Abstract
Key-Words :
Hydrogen; Rh; Hexadecane; de-NOx
Abstract
The diesel engine has a good fuel economy and high durability. The amount of total hydrocarbon (THC), CO and CO2 in diesel emission is low. However, the emission of NOx is plenty so the occurrence of a problems. The reduction of NOx in diesel emission is difficult because of the presence of excess oxygen. To solve those problems in this study, the synthesis gas (CO and H2) and olefins produced from the diesel fuel reforming devices were directly injected into a de-NOx catalyst system.

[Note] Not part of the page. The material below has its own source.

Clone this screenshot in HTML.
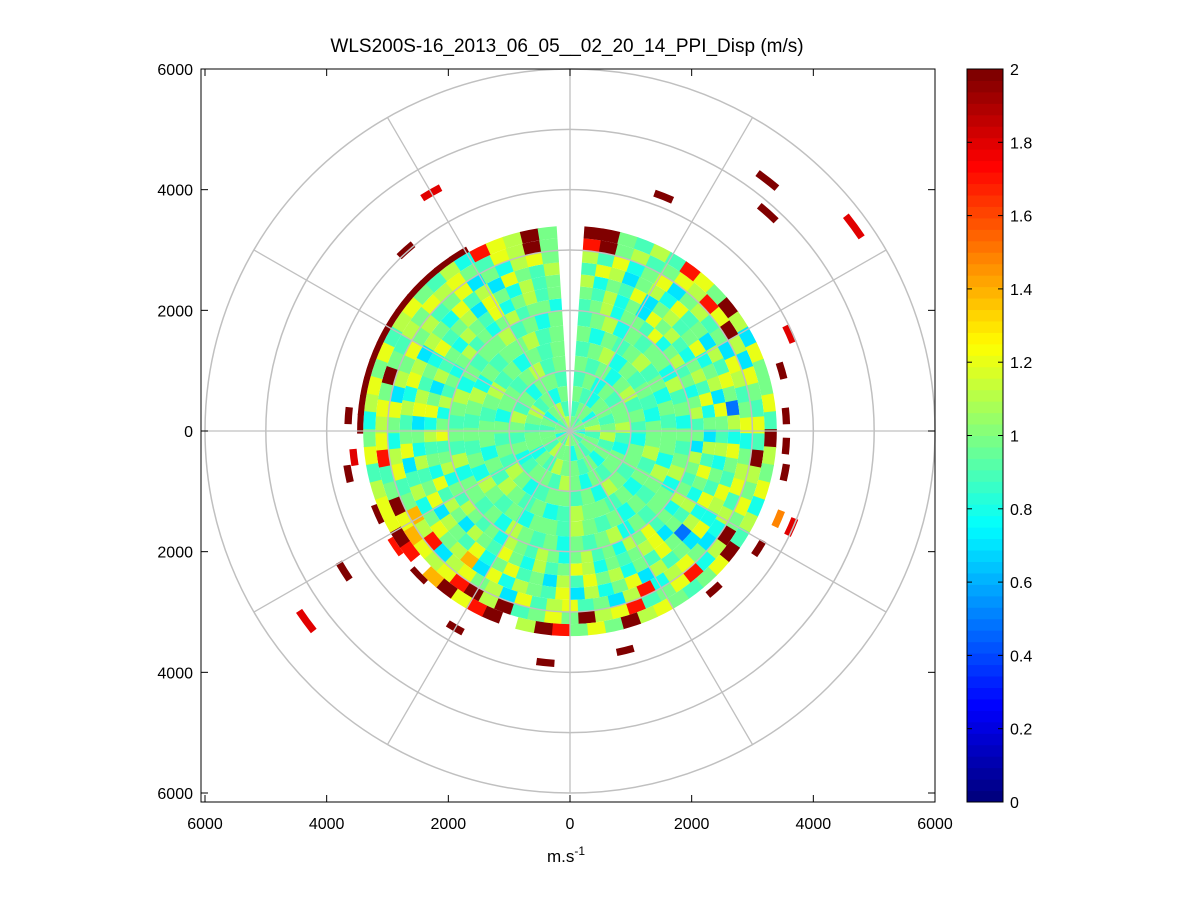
<!DOCTYPE html>
<html><head><meta charset="utf-8">
<style>
body{margin:0;background:#fff;}
svg{display:block;font-family:"Liberation Sans",Arial,sans-serif;}
</style></head>
<body>
<svg id="chart" width="1201" height="901" viewBox="0 0 1201 901" xmlns="http://www.w3.org/2000/svg">
<rect width="1201" height="901" fill="#fff"/>
<text x="567" y="52" font-size="19" text-anchor="middle">WLS200S-16_2013_06_05__02_20_14_PPI_Disp (m/s)</text>
<g id="data"></g>
<g id="dashes"></g>
<g id="grid"></g>
<rect x="201" y="69" width="734" height="733" fill="none" stroke="#000" stroke-width="1"/>
<g id="axes"></g>
<text x="566" y="862" font-size="17" text-anchor="middle">m.s<tspan font-size="12" dy="-7">-1</tspan></text>
<g id="cbar"></g>
</svg>
<script>
// ---- data ----
const rangeEdges = [0,250,500,750,1000,1250,1500,1750,2000,2200,2400,2600,2800,3000,3200,3400,3500,3590];
const rings = [
"a9aa8a9aab9a8aa9ab",
"9aa8ab9aa9a8aab9aa9a8ab9",
"a98aa9ab9a8a9aab9a8aa9ab9a8a",
"9a8a9aab98aa9a8ab9aa98a9ab9a8aa9",
"a9a8ab9a98aa9ab8a9aa98ab9a9a8aa9ab9a",
"9ab8a9a98aab9a8a9aab98a9ab9a8aa9ab9a8a9a",
"a8a9ab9a8a9aa8ba9a8a9ab9aa8a9ab8a9a9ab8a9aab9a",
"9ab8a9aa8b9a8a9ab8aa9a8ba9a8a9ab8a9aa8b9a9ab8a9aab9a8a",
"9ab8aa9c8ab9a8ab9a7ba9ab8a9cab8a9ba8ab9ab8a9ab9a8ba9ca8b9a8ab9a8ab9aa8",
"a9b8a7cab98ab9c8a7b9ca8b9a7cba9a8bca9b8ac9ab7ab9c8a9b8ca7b9a8ba9c8ab9a",
"b8a9c7ab9ac8ab7ca9b8a9c8b5ac9a8bac9b7a9ca8c9ab7ca9b8a7cb9a8c9ab7ca8b9a",
"9cb7ab8c9a7b9ca5b8ca9cb8c7a9b7ca8b7c9ab8c7ebaca8b97ca9b8cb7ba8c9b7ca9b",
"b9c8ac7ab9a7cb9ac8abc9b87acb8hb7a9cb9c7bacb7hbea9cb8ac7bacab9ac7a8bca",
"hkab9acbhckb7ca9c9kbacakb8hca9hcbkaca9kbkhcbcecka9hcbcaka9bacbca9cbka",
"kka9b9hcakb7caac9kbac8b9kca9acbkacahkb-khcke-hkccb9ca8bcac9bca9b8hcbka",
"-------------------------------------------k-h-k----kkkkkkkkkkkk-----"
];
const outAz  = [330,318,21.6,38,42,54,66,74,86,94,101,113.6,113,122,138,166,186,210,234,238,259,274,263];
const outRng = [4560,4030,4180,5270,4860,5770,3950,3620,3560,3560,3600,3970,3720,3660,3540,3750,3860,3770,5360,4380,3710,3650,3580];
const outVal = [1.8,2,2,2,2,1.8,1.8,2,2,2,2,1.8,1.5,2,2,2,2,2,1.8,2,2,2,1.8];
const axisTicks = [-6000,-4000,-2000,0,2000,4000,6000];
const cbarTicks = [0,0.2,0.4,0.6,0.8,1,1.2,1.4,1.6,1.8,2];
const codes = "0123456789abcdefghijk";
// ---- scales ----
const CX=570, CY=431, K=365/6000;
const sx = v => CX + v*K;
const sy = v => CY - v*K*(362/365);
function jet(v){
  let t=Math.max(0,Math.min(1,v/2)); t=Math.floor(t*63.999)/63;
  const f=x=>Math.max(0,Math.min(1,x));
  const r=f(1.5-Math.abs(4*t-3)), g=f(1.5-Math.abs(4*t-2)), b=f(1.5-Math.abs(4*t-1));
  return `rgb(${Math.round(r*255)},${Math.round(g*255)},${Math.round(b*255)})`;
}
function pt(az,r){const a=az*Math.PI/180;return [sx(r*Math.sin(a)), sy(r*Math.cos(a))];}
function sector(a0,a1,r0,r1){
  const p1=pt(a0,r0),p2=pt(a0,r1),p3=pt(a1,r1),p4=pt(a1,r0);
  const rx1=r1*K, rx0=r0*K;
  return `M${p1[0]},${p1[1]}L${p2[0]},${p2[1]}A${rx1},${rx1} 0 0 1 ${p3[0]},${p3[1]}L${p4[0]},${p4[1]}A${rx0},${rx0} 0 0 0 ${p1[0]},${p1[1]}Z`;
}
const NS="http://www.w3.org/2000/svg";
function mk(tag,attrs,parent){const e=document.createElementNS(NS,tag);for(const k in attrs)e.setAttribute(k,attrs[k]);parent.appendChild(e);return e;}
const dataG=document.getElementById('data');
rings.forEach((s,ri)=>{
  const n=s.length, a0=4, span=352;
  for(let i=0;i<n;i++){
    const c=codes.indexOf(s[i]); if(c<0) continue;
    const v=c*0.1;
    const p=mk('path',{d:sector(a0+span*i/n,a0+span*(i+1)/n+0.3,rangeEdges[ri],rangeEdges[ri+1]),fill:jet(v)},dataG);
    
    
  }
});
const dG=document.getElementById('dashes');
outAz.forEach((az,i)=>{
  const p=mk('path',{d:sector(az-2.2,az+2.2,outRng[i]-60,outRng[i]+60),fill:jet(outVal[i])},dG);
  
  
});
// grid
const gG=document.getElementById('grid');
for(let r=1000;r<=6000;r+=1000){
  const c=mk('ellipse',{cx:CX,cy:CY,rx:r*K,ry:r*K*(362/365),fill:'none',stroke:'#c0c0c0','stroke-width':1.5},gG);
  
  
}
for(let a=0;a<360;a+=30){
  const p=pt(a,6000);
  const l=mk('line',{x1:CX,y1:CY,x2:p[0],y2:p[1],stroke:'#c0c0c0','stroke-width':1.3},gG);
  
  
}
// axes
const aG=document.getElementById('axes');
axisTicks.forEach(v=>{
  const x=Math.min(Math.max(sx(v),201),935), y=Math.min(Math.max(sy(v),69),802);
  mk('line',{x1:x,y1:802,x2:x,y2:795,stroke:'#000'},aG);
  mk('line',{x1:x,y1:69,x2:x,y2:76,stroke:'#000'},aG);
  mk('line',{x1:201,y1:y,x2:208,y2:y,stroke:'#000'},aG);
  mk('line',{x1:935,y1:y,x2:928,y2:y,stroke:'#000'},aG);
  const tx=mk('text',{x:x,y:829,'font-size':16,'text-anchor':'middle'},aG);
  tx.textContent=Math.abs(v);
  
  
  const ty=mk('text',{x:193,y:y+6,'font-size':16,'text-anchor':'end'},aG);
  ty.textContent=Math.abs(v);
  
  
});
// colorbar
const cG=document.getElementById('cbar');
const CB={x:967,y:69,w:36,h:733};
for(let i=0;i<64;i++){
  const h=CB.h/64;
  const r=mk('rect',{x:CB.x,y:CB.y+CB.h-(i+1)*h,width:CB.w,height:h+0.5,fill:jet((i+0.5)/64*2)},cG);
  
  
}
mk('rect',{x:CB.x,y:CB.y,width:CB.w,height:CB.h,fill:'none',stroke:'#000'},cG);
cbarTicks.forEach(v=>{
  const y=CB.y+CB.h-v/2*CB.h;
  mk('line',{x1:CB.x,y1:y,x2:CB.x+5,y2:y,stroke:'#000'},cG);
  mk('line',{x1:CB.x+CB.w,y1:y,x2:CB.x+CB.w-5,y2:y,stroke:'#000'},cG);
  const t=mk('text',{x:1010,y:y+6,'font-size':16},cG);
  t.textContent=(v===0||v===1||v===2)?String(v):v.toFixed(1);
  
  
});
</script>
</body></html>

The synthesis gas is producted mainly by a partial oxidation of diesel fuel over Rh catalysts. Hexadecane represents the paraffin compounds at the highest concentration in diesel fuel.. The reforming of n-hexadecane was examined at a variety of supported component. The best selectivity of H2 and CO was obtained at Rh-Ce-Zr-LaOx. The temperature was examined ranging from 200℃ to 800℃ and the best conversion of n‐hexadecane was obtained at >700℃ and the best selectivity of CO and H2 was obtained at 800℃. The reforming efficiency increased with increasing temperature ratio up to about 800℃. The reaction temperature is an important reaction condition that influences the reforming efficiency; the conversion and selectivity to CO, H2 increased with increasing temperature up to about 800℃. In the opposite performance, the conversion and selectivity to olefins decreased with decreasing temperature down to about 200℃